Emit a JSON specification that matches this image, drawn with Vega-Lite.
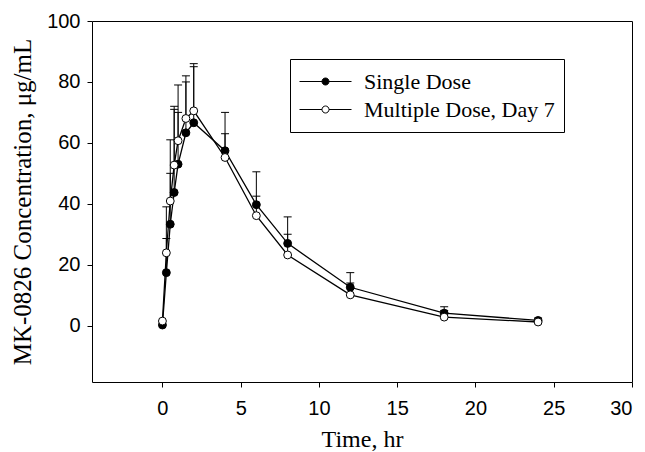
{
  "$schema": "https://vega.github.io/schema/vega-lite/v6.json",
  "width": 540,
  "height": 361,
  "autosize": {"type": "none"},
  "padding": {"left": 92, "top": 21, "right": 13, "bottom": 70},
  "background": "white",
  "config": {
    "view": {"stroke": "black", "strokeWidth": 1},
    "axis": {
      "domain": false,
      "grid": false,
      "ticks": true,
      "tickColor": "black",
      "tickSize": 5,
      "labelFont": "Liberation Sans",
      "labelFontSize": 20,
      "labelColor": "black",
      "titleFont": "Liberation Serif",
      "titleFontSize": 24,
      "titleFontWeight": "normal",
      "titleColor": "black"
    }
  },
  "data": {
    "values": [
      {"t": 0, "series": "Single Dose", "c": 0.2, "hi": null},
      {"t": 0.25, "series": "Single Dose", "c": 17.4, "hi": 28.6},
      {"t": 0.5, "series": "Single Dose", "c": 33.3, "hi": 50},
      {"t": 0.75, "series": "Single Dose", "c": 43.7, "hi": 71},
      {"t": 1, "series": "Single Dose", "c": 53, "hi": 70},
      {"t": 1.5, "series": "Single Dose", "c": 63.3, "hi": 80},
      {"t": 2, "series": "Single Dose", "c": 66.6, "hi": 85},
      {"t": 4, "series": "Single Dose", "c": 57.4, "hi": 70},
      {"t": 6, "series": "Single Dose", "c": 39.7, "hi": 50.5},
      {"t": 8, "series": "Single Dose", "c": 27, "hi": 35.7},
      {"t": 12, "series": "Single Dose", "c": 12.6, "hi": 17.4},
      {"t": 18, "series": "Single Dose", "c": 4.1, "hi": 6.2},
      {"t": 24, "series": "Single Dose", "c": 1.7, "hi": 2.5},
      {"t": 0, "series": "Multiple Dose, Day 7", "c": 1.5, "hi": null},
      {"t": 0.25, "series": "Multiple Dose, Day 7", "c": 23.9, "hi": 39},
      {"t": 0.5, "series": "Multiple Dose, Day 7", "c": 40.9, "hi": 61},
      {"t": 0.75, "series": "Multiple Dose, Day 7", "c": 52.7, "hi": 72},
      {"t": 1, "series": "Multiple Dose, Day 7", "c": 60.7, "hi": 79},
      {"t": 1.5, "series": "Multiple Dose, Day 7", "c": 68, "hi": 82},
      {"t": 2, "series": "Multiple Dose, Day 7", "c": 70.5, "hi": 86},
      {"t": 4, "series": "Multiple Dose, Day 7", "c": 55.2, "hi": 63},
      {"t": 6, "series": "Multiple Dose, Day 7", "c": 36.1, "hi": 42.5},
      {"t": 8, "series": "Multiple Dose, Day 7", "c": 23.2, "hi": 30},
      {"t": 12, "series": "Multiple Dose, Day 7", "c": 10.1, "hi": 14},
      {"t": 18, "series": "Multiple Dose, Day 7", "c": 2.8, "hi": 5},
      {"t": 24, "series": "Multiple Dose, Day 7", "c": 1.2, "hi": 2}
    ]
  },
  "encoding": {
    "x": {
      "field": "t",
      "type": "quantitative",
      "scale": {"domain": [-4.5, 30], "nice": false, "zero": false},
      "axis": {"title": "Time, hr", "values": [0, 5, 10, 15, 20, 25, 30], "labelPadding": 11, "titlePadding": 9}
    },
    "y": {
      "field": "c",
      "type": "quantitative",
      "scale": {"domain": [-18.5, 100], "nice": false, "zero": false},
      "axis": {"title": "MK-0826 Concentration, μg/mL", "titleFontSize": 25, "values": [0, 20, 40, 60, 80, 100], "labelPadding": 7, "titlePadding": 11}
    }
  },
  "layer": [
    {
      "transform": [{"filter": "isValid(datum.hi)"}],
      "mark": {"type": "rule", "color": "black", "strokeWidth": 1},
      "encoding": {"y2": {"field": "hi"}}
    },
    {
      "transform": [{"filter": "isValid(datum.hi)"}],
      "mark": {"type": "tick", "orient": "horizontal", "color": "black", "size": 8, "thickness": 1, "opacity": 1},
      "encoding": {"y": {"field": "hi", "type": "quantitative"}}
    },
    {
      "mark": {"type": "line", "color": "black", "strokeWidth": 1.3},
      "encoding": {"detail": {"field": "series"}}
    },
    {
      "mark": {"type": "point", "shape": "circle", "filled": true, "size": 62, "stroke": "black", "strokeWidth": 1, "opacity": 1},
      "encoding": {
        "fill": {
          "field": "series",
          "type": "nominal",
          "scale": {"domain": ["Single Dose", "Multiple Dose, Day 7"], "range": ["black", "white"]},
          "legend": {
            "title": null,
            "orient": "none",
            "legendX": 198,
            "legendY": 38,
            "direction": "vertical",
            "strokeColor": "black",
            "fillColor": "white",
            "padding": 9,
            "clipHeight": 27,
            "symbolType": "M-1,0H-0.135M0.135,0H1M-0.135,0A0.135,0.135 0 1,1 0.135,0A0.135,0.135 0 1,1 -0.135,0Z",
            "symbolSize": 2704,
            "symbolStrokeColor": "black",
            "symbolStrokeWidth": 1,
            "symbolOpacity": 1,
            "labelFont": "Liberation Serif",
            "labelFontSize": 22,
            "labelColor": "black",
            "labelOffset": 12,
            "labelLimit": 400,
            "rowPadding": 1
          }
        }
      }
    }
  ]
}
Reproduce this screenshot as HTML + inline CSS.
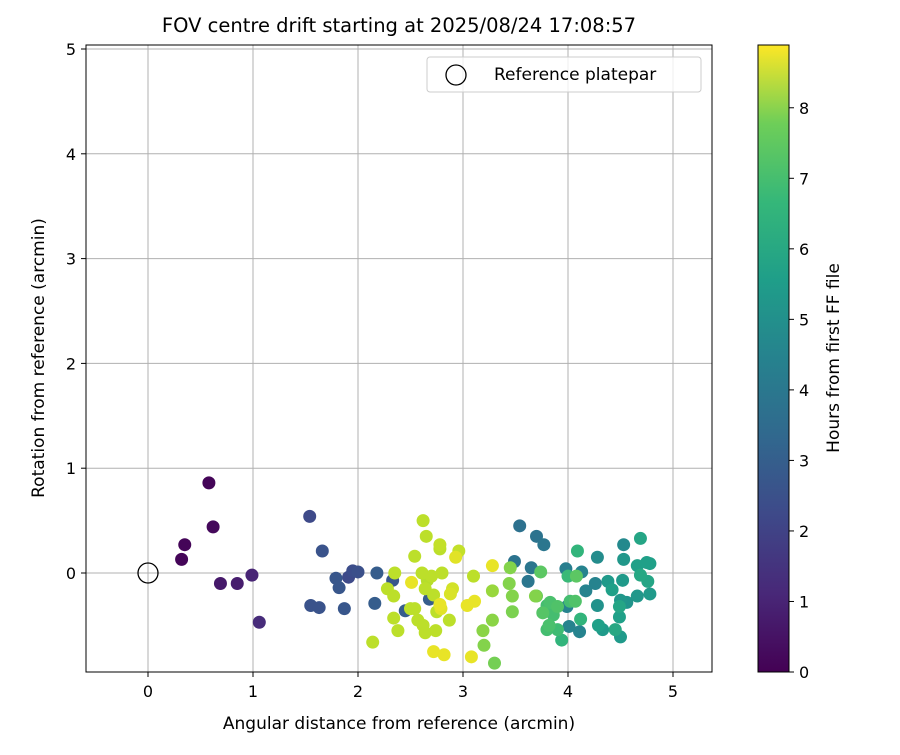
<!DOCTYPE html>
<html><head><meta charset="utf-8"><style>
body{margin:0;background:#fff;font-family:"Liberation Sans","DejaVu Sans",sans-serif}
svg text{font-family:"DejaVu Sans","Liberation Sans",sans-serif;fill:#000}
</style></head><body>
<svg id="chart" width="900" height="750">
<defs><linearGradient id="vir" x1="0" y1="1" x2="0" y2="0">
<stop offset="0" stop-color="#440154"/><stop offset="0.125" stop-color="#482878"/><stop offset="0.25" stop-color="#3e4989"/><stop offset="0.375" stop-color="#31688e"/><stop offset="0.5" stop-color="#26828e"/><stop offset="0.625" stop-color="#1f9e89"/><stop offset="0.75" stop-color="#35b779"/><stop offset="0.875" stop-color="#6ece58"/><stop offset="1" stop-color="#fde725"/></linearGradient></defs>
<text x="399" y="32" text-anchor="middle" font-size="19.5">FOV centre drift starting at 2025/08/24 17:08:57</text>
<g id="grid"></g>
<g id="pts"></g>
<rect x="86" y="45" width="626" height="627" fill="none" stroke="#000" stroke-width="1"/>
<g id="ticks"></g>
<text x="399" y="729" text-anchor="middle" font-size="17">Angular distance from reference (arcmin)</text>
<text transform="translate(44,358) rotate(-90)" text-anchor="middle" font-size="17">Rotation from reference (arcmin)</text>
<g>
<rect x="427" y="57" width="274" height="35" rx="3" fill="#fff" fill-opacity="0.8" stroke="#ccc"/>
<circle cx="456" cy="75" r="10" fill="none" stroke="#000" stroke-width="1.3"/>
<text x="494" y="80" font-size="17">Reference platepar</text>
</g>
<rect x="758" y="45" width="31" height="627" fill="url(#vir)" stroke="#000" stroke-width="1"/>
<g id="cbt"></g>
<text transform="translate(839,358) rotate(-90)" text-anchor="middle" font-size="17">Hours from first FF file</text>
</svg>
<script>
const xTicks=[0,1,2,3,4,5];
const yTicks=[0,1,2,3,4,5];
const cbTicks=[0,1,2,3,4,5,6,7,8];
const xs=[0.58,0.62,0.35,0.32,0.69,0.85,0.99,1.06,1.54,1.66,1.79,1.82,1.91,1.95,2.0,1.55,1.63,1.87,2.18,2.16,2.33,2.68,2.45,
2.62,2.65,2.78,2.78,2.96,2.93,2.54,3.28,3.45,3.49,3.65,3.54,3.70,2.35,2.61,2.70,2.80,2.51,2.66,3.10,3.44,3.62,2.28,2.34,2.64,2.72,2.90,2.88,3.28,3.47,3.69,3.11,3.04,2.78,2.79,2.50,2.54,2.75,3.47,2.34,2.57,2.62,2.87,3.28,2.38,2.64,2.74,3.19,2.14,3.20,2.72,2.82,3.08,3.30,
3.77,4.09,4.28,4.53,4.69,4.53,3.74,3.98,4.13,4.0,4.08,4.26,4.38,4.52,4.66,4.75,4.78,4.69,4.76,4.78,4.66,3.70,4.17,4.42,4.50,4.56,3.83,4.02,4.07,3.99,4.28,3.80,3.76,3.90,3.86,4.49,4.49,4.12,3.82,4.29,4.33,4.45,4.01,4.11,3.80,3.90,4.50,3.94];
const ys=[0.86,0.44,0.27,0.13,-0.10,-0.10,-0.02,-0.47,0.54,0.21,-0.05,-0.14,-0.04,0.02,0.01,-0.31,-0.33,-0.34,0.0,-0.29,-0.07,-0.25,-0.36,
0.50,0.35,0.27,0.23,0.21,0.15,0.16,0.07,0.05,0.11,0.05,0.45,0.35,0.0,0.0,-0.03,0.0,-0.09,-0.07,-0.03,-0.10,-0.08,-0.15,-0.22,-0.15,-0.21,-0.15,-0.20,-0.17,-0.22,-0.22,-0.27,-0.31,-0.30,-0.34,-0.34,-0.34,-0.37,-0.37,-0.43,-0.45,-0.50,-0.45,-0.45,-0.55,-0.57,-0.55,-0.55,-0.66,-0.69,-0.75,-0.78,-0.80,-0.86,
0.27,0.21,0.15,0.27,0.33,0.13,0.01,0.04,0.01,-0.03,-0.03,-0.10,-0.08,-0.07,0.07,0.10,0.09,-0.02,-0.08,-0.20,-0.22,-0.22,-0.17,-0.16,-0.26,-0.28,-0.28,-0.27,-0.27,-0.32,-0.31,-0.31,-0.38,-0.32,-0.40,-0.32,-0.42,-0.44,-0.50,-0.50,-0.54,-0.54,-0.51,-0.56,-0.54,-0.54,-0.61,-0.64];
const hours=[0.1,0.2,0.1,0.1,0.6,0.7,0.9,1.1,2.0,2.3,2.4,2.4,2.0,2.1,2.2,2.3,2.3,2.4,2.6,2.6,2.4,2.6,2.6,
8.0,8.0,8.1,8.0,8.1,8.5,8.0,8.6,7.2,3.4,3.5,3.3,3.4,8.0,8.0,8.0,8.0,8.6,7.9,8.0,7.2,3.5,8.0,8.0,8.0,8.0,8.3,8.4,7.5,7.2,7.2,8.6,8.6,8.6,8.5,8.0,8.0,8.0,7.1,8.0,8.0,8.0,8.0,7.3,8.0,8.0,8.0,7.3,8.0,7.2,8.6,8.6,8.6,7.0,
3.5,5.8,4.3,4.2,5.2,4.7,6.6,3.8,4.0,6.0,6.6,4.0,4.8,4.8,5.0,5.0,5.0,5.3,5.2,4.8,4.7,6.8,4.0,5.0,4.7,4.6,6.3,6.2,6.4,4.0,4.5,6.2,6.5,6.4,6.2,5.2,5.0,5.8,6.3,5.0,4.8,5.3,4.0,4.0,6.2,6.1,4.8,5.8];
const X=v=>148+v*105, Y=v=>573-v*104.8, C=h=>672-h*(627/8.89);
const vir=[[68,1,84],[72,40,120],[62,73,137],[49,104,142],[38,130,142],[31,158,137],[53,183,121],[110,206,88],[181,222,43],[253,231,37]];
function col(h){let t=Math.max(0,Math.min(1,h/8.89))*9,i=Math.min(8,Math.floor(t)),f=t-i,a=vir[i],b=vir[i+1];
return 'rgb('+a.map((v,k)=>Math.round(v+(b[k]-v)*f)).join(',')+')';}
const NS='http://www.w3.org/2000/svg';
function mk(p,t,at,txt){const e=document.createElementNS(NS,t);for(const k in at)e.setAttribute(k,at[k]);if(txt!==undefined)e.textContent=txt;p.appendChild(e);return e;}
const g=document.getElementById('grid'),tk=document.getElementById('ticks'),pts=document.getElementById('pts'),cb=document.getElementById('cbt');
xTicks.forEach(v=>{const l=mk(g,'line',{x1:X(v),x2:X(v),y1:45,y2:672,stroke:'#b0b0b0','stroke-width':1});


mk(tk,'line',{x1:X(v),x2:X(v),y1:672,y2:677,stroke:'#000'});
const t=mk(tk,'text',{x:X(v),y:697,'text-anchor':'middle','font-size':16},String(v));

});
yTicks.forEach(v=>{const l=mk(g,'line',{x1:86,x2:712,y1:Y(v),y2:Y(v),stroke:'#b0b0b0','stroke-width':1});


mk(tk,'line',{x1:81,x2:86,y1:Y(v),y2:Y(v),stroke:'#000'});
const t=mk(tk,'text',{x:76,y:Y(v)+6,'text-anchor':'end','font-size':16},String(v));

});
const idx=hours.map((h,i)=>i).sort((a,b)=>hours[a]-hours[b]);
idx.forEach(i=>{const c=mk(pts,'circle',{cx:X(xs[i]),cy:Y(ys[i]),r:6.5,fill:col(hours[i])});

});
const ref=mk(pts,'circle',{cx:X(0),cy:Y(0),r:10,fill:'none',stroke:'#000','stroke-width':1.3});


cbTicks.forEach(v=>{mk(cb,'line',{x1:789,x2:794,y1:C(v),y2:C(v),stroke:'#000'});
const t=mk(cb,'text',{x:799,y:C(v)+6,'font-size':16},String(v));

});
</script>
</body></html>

| GOAL OF THE EXERCISE |
Give the number of lines in the entries that include the string "this", and nothing more.

| OUTPUT BELOW |
2